The ‘Song of the Moon’ culminates with the introduction of the poem’s heroine: “and lo! where lies/(Her casement open to the skies)/Irene, with her Destinies.” The line acknowledges the earlier version of the poem, simply called “Irenë” (1831), which, thanks to the Poe Society of Baltimore, we have the ‘bootleg’ text for (Phantasmagoria fans will appreciate this: the earlier text is the only extant poem by Poe to explicitly use the word “vampyre”). The line is also a cultural nod to Eirene, the ancient Greek goddess of peace—a fitting reference for a sleeping heroine. There’s also a buried reference to the Sleeping Beauty myth, because the Destinies referenced (usually called the Fates), are an element of the legend, in which the sleeper’s spell is cast by seers who, like the Three Fates of Graeco-Roman mythology, use spindles to weave destinies. (See Amelia Starling’s great exposition on the topic.)

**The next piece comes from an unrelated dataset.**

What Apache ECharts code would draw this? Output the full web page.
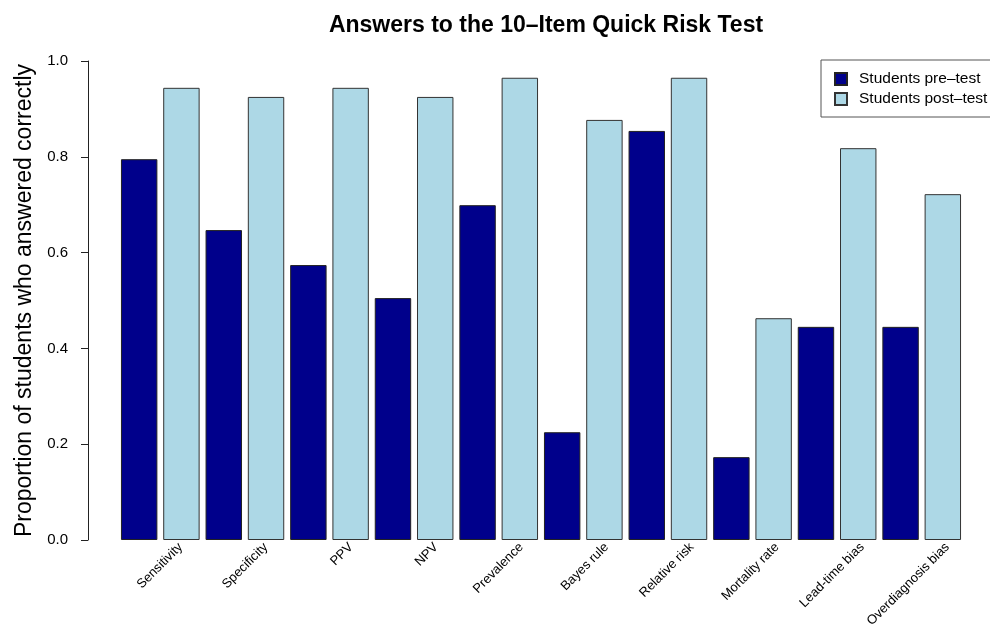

The second movement in the poem is the large, central section, in which the narrator addresses “The Sleeper”, commenting on her beauty, even in death, and seeming to question whether she is really dead or just a stranger, “come o’er far-off seas,/ A wonder to these garden trees.” Many of the lines appear to be written in a mocking tone, reflecting gallows humor: “Strange is thy pallor! strange thy dress!/ Strange, above all, thy length of tress.” This last line could be interpreted as a reference to live burial, as victims of this terrible fate were later found to have longer hair or fingernails than they had when they were buried. We know that Poe was interested in the subject so he would have known this.

At other times, Poe parallels lines included in his own poems. Compare the line in “The Sleeper:” “Oh, lady dear, hast thou no fear?,” to the similar line in “Lenore” (1849): “And, Guy De Vere, hast thou no tear?  The structure and metric signature of the line’s opening phrase, “Oh, lady dear,” is a recurring refrain echoed in the later variants: “Oh, lady bright,” “The lady sleeps” and “My love, she sleeps”—each being four syllables (in poetic terms, two feet) and anchoring the poem thematically while setting its metric pace. Poe mirrors—and, perhaps, also parodies—the other works mentioned above that “The Sleeper” draws from. It is not likely that Poe’s questions to the Lady, such as what is she doing here?, what is she dreaming here?, is she really from here?, etc., are being asked in earnest because of what we find out at the end of the poem (the narrator knows well the answers). These are rhetorical questions asked sarcastically and tongue-in-cheekly. It is delicious black humor.

The final stretch of the poem, beginning “Far in the forest, dim and old,/ For her may some tall vault unfold,” marks a macabre turn in the poem, a flashback to “The Sleeper”‘s childhood, when she played around a secluded family mausoleum, throwing stones at its gates, not realizing that the echoes she thought she heard were in fact the “groans” of the dead. In this part of the poem, the narrator reveals that contrary to the questions posed in the elegiac apostrophe that precedes it, he in fact knew the Lady: he calls her “my love” as he turns the refrain “the lady sleeps” to “my love, she sleeps.” He seems to wish for her a final acceptance of death, perhaps by being transferred from this netherworld where she sleeps in a “casement to open to the sky” to that imposing crypt from her childhood, a final rest.

Poe himself considered “The Sleeper” his best poem. In a letter five years after its final version was published, he wrote, “In the higher qualities of poetry, it is better than ‘The Raven’ — but there is not one man in a million who could be brought to agree with me in this opinion.” Nearly 175 later, that assessment persists, but “The Sleeper” refuses to retreat to her final resting place, continuing to captivate readers with her “strange” and tragic beauty—'A wonder to our garden trees.’